Companies offering cost-sharing plans have been a particular cause of concern. As more people opt to join cost-sharing companies instead of buying primary insurance, there is a greater need for oversight. Retroactively holding these companies accountable is practically impossible because they are not “health insurance plans.” The loophole of not offering a health insurance plan attempts to protect these secondary supplements from regulation.
There are no definitive protections for the people who sell the plans as brokers or for purchasers. Attempts at regulating these offerings are fast in the making, as a 2017 Executive Order opened the market to associated health options. Complaints of denials have already started to pile up as customers do not understand their ability to appeal. States including Texas, Maryland, and Missouri have already taken swift action to stop these cost-sharing companies from selling plans in their states.
The author’s company, Medwise Insurance Advocacy, has negotiated with cost-sharing companies for more than 10 years. Plans with exceptions and unique clauses that could deny care were common prior to the ACA. Having to negotiate medical bills is nothing new in the industry. However, the volume of unscrupulous cost-sharing companies is getting hard to fight against and clients need to be on alert.
Disreputable companies are stopped when their license to do business in the state is revoked or prohibited. Regulating the professionals who directly sell them through advertising practices is also a stop-gap measure.

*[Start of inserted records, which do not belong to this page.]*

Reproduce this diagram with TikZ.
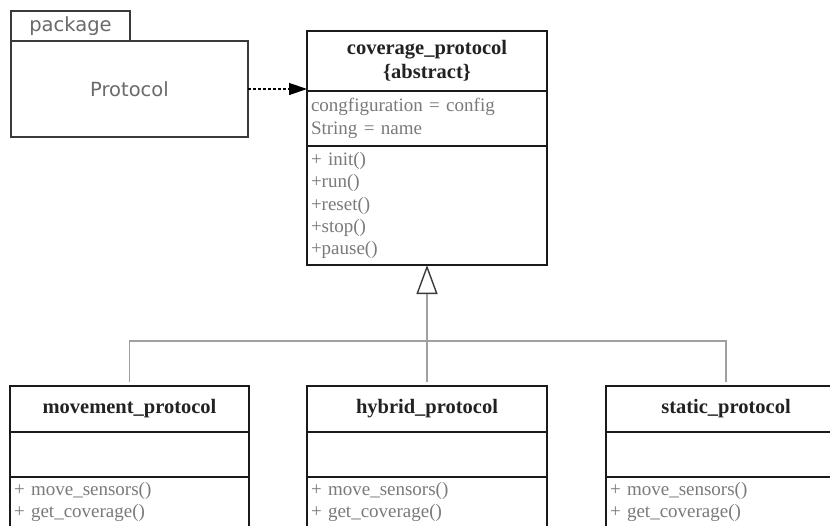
\documentclass[tikz,border=0pt]{standalone}
\usepackage{fontspec}
\setmainfont{Liberation Serif}
\newfontfamily\pkgfont{DejaVu Sans}
\usetikzlibrary{arrows.meta,calc}

\definecolor{boxline}{HTML}{1A1A1A}
\definecolor{headtext}{HTML}{222222}
\definecolor{bodytext}{HTML}{7A7A7A}
\definecolor{pkgline}{HTML}{3A3A3A}
\definecolor{pkgtext}{HTML}{6A6A6A}
\definecolor{genline}{HTML}{A0A0A0}
\definecolor{gentip}{HTML}{3A3A3A}

\tikzset{
  compart/.style={draw=boxline, line width=2pt, fill=white, minimum width=#1,
    inner xsep=0pt, inner ysep=0pt, outer sep=0pt},
  compart/.default=240pt,
  headtxt/.style={font=\fontsize{20.5}{23.5}\selectfont\bfseries, text=headtext, align=center},
  bodytxt/.style={font=\fontsize{19}{22.3}\selectfont, text=bodytext, align=left,
    text width=232pt},
  pkgbox/.style={draw=pkgline, line width=1.2pt, fill=white, inner sep=0pt,
    outer sep=0pt, font=\pkgfont\fontsize{19.5}{22}\selectfont, text=pkgtext},
  depend/.style={line width=1.3pt, dash pattern=on 3pt off 2pt,
    -{Triangle[length=18pt,width=12pt]}},
  genbar/.style={draw=genline, line width=1.5pt},
  genarrow/.style={draw=genline, line width=1.5pt,
    -{Triangle[open, length=29pt, width=21pt, color=gentip, line width=1.4pt]}},
}

\begin{document}
\begin{tikzpicture}[x=1pt, y=-1pt]
\useasboundingbox (0,0) rectangle (830,525);
\clip (0,0) rectangle (830,525);

% package "Protocol"
\node[pkgbox, minimum width=119pt, minimum height=30pt, anchor=north west]
  (pkgtab) at (11,11) {package};
\node[pkgbox, minimum width=237pt, minimum height=96pt, anchor=north west]
  (pkg) at (11,41) {Protocol};

% abstract class coverage_protocol
\node[compart, minimum height=60pt, anchor=north west, headtxt] (covh) at (307,31)
  {coverage\_protocol\\\{abstract\}};
\node[compart, minimum height=55pt, anchor=north, bodytxt] (cova) at (covh.south)
  {congfiguration = config\\String = name};
\node[compart, minimum height=119pt, anchor=north, bodytxt] (covm) at (cova.south)
  {+ init()\\+run()\\+reset()\\+stop()\\+pause()};

% concrete protocols
\node[compart=239pt, minimum height=46pt, anchor=north west, headtxt] (movh) at (10,386)
  {movement\_protocol};
\node[compart=239pt, minimum height=45pt, anchor=north] (mova) at (movh.south) {};
\node[compart=239pt, minimum height=50pt, anchor=north, bodytxt, text width=231pt] (movm) at (mova.south)
  {+ move\_sensors()\\+ get\_coverage()};

\node[compart, minimum height=46pt, anchor=north west, headtxt] (hybh) at (307,386)
  {hybrid\_protocol};
\node[compart, minimum height=45pt, anchor=north] (hyba) at (hybh.south) {};
\node[compart, minimum height=50pt, anchor=north, bodytxt] (hybm) at (hyba.south)
  {+ move\_sensors()\\+ get\_coverage()};

\node[compart, minimum height=46pt, anchor=north west, headtxt] (stah) at (606,386)
  {static\_protocol};
\node[compart, minimum height=45pt, anchor=north] (staa) at (stah.south) {};
\node[compart, minimum height=50pt, anchor=north, bodytxt] (stam) at (staa.south)
  {+ move\_sensors()\\+ get\_coverage()};

% dependency
\draw[depend] (pkg.east) -- (pkg.east -| covh.west);

% generalization tree
\coordinate (movtop) at ($(movh.north)+(0,-4)$);
\coordinate (hybtop) at ($(hybh.north)+(0,-4)$);
\coordinate (statop) at ($(stah.north)+(0,-4)$);
\coordinate (bar) at (427,341);
\draw[genbar] (movtop) |- (bar) -| (statop);
\draw[genarrow] (hybtop) -- (covm.south);
\end{tikzpicture}
\end{document}
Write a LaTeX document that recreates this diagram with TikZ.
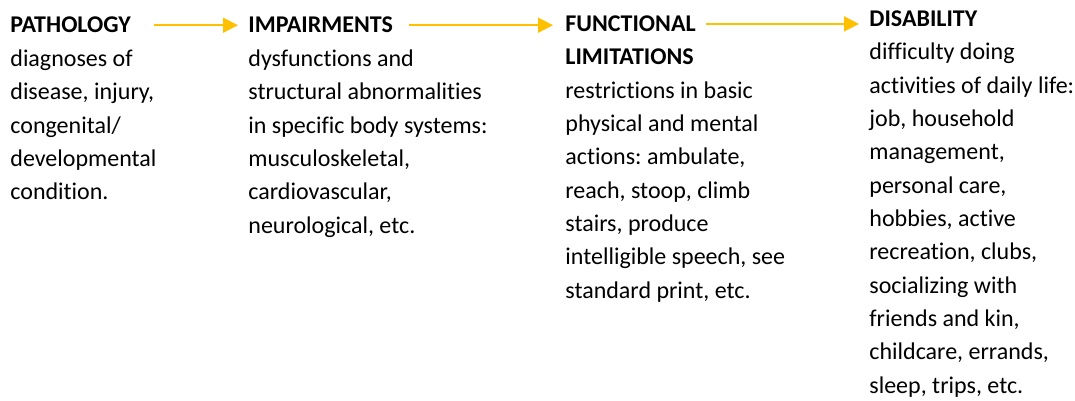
\documentclass[tikz,border=0pt]{standalone}
\usepackage{fontspec}
\setmainfont{Carlito}[Ligatures=NoCommon]
\usetikzlibrary{arrows.meta}
\definecolor{flowgold}{HTML}{FFC000}
\newcommand{\colfont}{\fontsize{12}{16.67}\selectfont}
\tikzset{
  head/.style={anchor=base west, inner sep=0pt, font=\colfont\bfseries},
  body/.style={anchor=base west, inner sep=0pt, align=left, font=\colfont},
  flow/.style={draw=flowgold, line width=0.8pt, -{Triangle[length=7.5pt,width=7.5pt]}}
}
\frenchspacing
\begin{document}
\begin{tikzpicture}[x=0.5pt, y=-0.5pt]
\useasboundingbox (0,0) rectangle (1075,401);
% pathology (body nodes sit on the baseline of their last line)
\node[head] (patho) at (10,33) {PATHOLOGY};
\node[body] (pathotxt) at (10,199.8) {diagnoses of\\disease, injury,\\congenital/\\developmental\\condition.};
% impairments
\node[head] (impair) at (248,33) {IMPAIRMENTS};
\node[body] (impairtxt) at (248,233.2) {dysfunctions and\\structural abnormalities\\in specific body systems:\\musculoskeletal,\\cardiovascular,\\neurological, etc.};
% functional limitations
\node[head] (func) at (565,31.7) {FUNCTIONAL};
\node[body] (functxt) at (565,298.3) {\textbf{LIMITATIONS}\\restrictions in basic\\physical and mental\\actions: ambulate,\\reach, stoop, climb\\stairs, produce\\intelligible speech, see\\standard print, etc.};
% disability
\node[head] (dis) at (869,26.7) {DISABILITY};
\node[body] (distxt) at (869,393.3) {difficulty doing\\activities of daily life:\\job, household\\management,\\personal care,\\hobbies, active\\recreation, clubs,\\socializing with\\friends and kin,\\childcare, errands,\\sleep, trips, etc.};
% arrows
\draw[flow, shorten <=11.5pt, shorten >=5pt] (patho.east) -- (patho.east -| impair.west);
\draw[flow, shorten <=8pt, shorten >=6pt] (impair.east) -- (impair.east -| func.west);
\draw[flow, shorten <=5pt, shorten >=5pt] (func.east) -- (func.east -| dis.west);
\end{tikzpicture}
\end{document}
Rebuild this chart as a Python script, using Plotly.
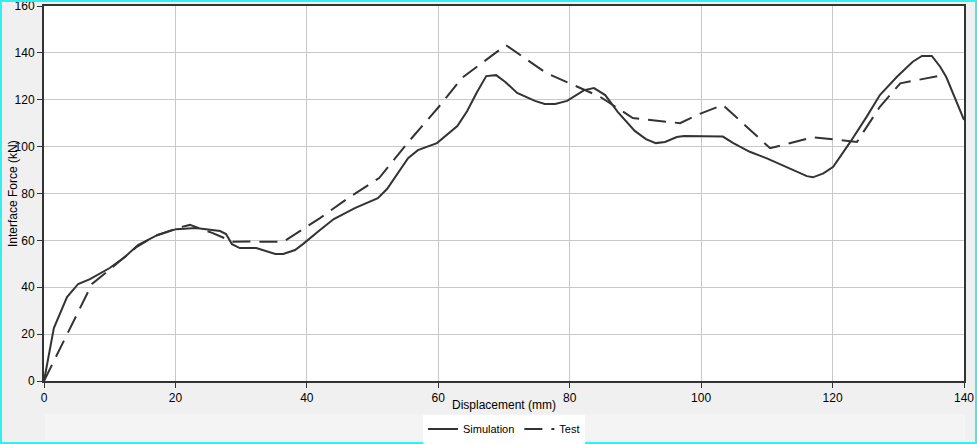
import plotly.graph_objects as go

sim_x = [0, 1.5, 3.5, 5.2, 7, 10, 12.3, 14.3, 17.3, 20.1, 23.1, 26.8, 27.7, 28.6, 29.8, 32.3,
         35.2, 36.4, 38.2, 39.4, 42, 44.1, 47.3, 50.8, 52.2, 55.4, 56.9, 59.8, 62.9, 64.4,
         65.9, 67.3, 68.8, 70.2, 72, 74.7, 76.2, 77.8, 79.6, 81.3, 82.2, 83.7, 85.4, 87.3,
         89.9, 91.6, 93.1, 94.5, 96.3, 97.4, 103.3, 104.9, 107.4, 110, 113.5, 116.1, 117,
         118.6, 120.1, 122.7, 125.2, 127.2, 129.8, 132.2, 133.6, 135.1, 136.4, 137.3, 140]
sim_y = [0, 22.6, 35.8, 41.4, 43.5, 48.2, 52.9, 58, 62.3, 64.8, 65.3, 64, 62.7, 58.4, 56.7, 56.7,
         54.2, 54.2, 55.9, 58.4, 64.4, 69.1, 73.8, 78, 81.9, 95.1, 98.5, 101.5, 108.8, 115.2,
         123.3, 130.1, 130.5, 127.6, 122.9, 119.5, 118.2, 118.2, 119.5, 122.4, 124.1, 125, 122, 114.8,
         106.7, 103.2, 101.5, 102, 104.1, 104.5, 104.3, 101.5, 97.8, 95, 90.7, 87.4, 86.9,
         88.6, 91.4, 102, 112.8, 122, 129.8, 136.2, 138.7, 138.7, 134, 129.7, 111.4]

test_x = [0, 7.3, 10, 14, 17, 20.6, 22.2, 25.5, 28.8, 31, 36.4, 42, 46, 51, 55.7, 60.3, 63.6,
          68, 70.3, 76.5, 80, 84.6, 89.6, 96.8, 99.8, 103.3, 110.5, 117, 123.7, 127.2, 130.3, 136.8]
test_y = [0, 41.4, 47.5, 57, 62, 65.5, 66.6, 63.3, 59.4, 59.5, 59.4, 69.5, 77.5, 86.6, 102.8, 117.7, 129.3,
          138.7, 143.3, 131.3, 127, 121.3, 112.2, 110, 114, 117.8, 99.3, 104, 102, 117, 127, 130.5]

W, H = 977, 444
ML, MR, MT, MB = 44, 13, 6, 63
pw, ph = W - ML - MR, H - MT - MB

def px(x):
    return (x - ML) / pw

def py(y):
    return (H - MB - y) / ph

fig = go.Figure()
fig.add_trace(go.Scatter(x=sim_x, y=sim_y, mode="lines", name="Simulation",
                         line=dict(color="#333333", width=2)))
fig.add_trace(go.Scatter(x=test_x, y=test_y, mode="lines", name="Test",
                         line=dict(color="#333333", width=2, dash="18px,9px")))

ff = "Liberation Sans, Arial, sans-serif"
font = dict(family=ff, size=12, color="#000000")

fig.update_layout(
    width=W, height=H,
    margin=dict(l=ML, r=MR, t=MT, b=MB, autoexpand=False),
    paper_bgcolor="#f0f0f0",
    plot_bgcolor="#ffffff",
    font=font,
    showlegend=True,
    legend=dict(orientation="h", x=0.5, xanchor="center", y=py(429), yanchor="middle",
                bgcolor="#ffffff", font=dict(size=11, family=ff), tracegroupgap=0),
    xaxis=dict(range=[0, 140], dtick=20, showgrid=True, gridcolor="#c8c8c8", gridwidth=1,
               showline=True, linecolor="#333333", linewidth=2, mirror=True,
               ticks="outside", ticklen=5, tickcolor="#333333", zeroline=False,
               automargin=False, ticklabeloverflow="allow"),
    yaxis=dict(range=[0, 160], dtick=20, showgrid=True, gridcolor="#c8c8c8", gridwidth=1,
               showline=True, linecolor="#333333", linewidth=2, mirror=True,
               ticks="outside", ticklen=5, tickcolor="#333333", zeroline=False,
               automargin=False, ticklabeloverflow="allow"),
    annotations=[
        dict(text="Displacement (mm)", xref="paper", yref="paper", x=px(504), y=py(405),
             xanchor="center", yanchor="middle", showarrow=False, font=font),
        dict(text="Interface Force (kN)", xref="paper", yref="paper", x=px(13), y=py(194),
             xanchor="center", yanchor="middle", showarrow=False, textangle=-90, font=font),
    ],
    shapes=[
        dict(type="rect", xref="paper", yref="paper", x0=px(45), x1=px(965), y0=py(440), y1=py(414),
             fillcolor="#f4f4f4", line=dict(width=0), layer="below"),
        dict(type="rect", xref="paper", yref="paper", x0=px(1), x1=px(976), y0=py(443), y1=py(1),
             line=dict(color="#33f0f0", width=2), fillcolor="rgba(0,0,0,0)"),
    ],
)

fig.write_html("out.html")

Knowing what these companies are offering and their limitations helps clients understand the long-term financial burdens that may arise from not doing proper due diligence before signing up for “new” health options. Brokers who sell these coverage options could hurt long-term customer relations and be caught in compromising situations, as Aliera and similar companies are no longer licensed to do business in the state.
A recent case the author was involved with involved a standard medically necessary procedure that was denied by a faith-based cost-sharing association. The patient was using the “plan” as the primary insurance; when medical bills became costly, however, payment for care was denied. A clear cause for concern in holding the company accountable was the lack of jurisdictional oversight and the contracts signed between the client and company. The company was registered in one state, operating out of another state, and then being sold and used in yet another state.
These companies regulate themselves, and when a person receives a denial for care the recourse is to appeal to the company directly. States cannot force coverage, contracts are generally upheld, and mediation/arbitration is usually used to settle issues. It is imperative for consumers to read the fine print to know the details of each membership. Each company offer comes with its own unique set of stipulations for care.
Examples of cost-sharing companies include Christian Healthcare Ministries, Altura Health Share, Christian Healthcare Sharing, Aliera Healthcare, Medi-Share, OneShare Health, MEC HP3, Agentra, and Samaritan Ministries. Some have revenues in the millions and others have quickly closed. For example, Christian Healthcare Ministries reported more than $444 million in revenue on their 2018 taxes. Trinity and Aliera, however, is a single company that was started in Atlanta; already, its business license has been revoked in some states. Liberty HealthShare has been served 155 complaints with the Better Business Bureau, and Cathedral is no longer in business.
When patients rely on cost-sharing companies and associated health plans, they quickly realize that coverage is limited; it becomes the patient’s responsibility to negotiate with the provider. Providers are now asking for a personal credit card to be on file because they know that being paid by those companies is unlikely. Once a bill is paid, especially by an authorized third-party credit line, negotiating bills with providers to lower costs can be impossible. CPA financial planners can help by proactively discussing health plans and cost-sharing plans with clients and reviewing their benefits and limitations.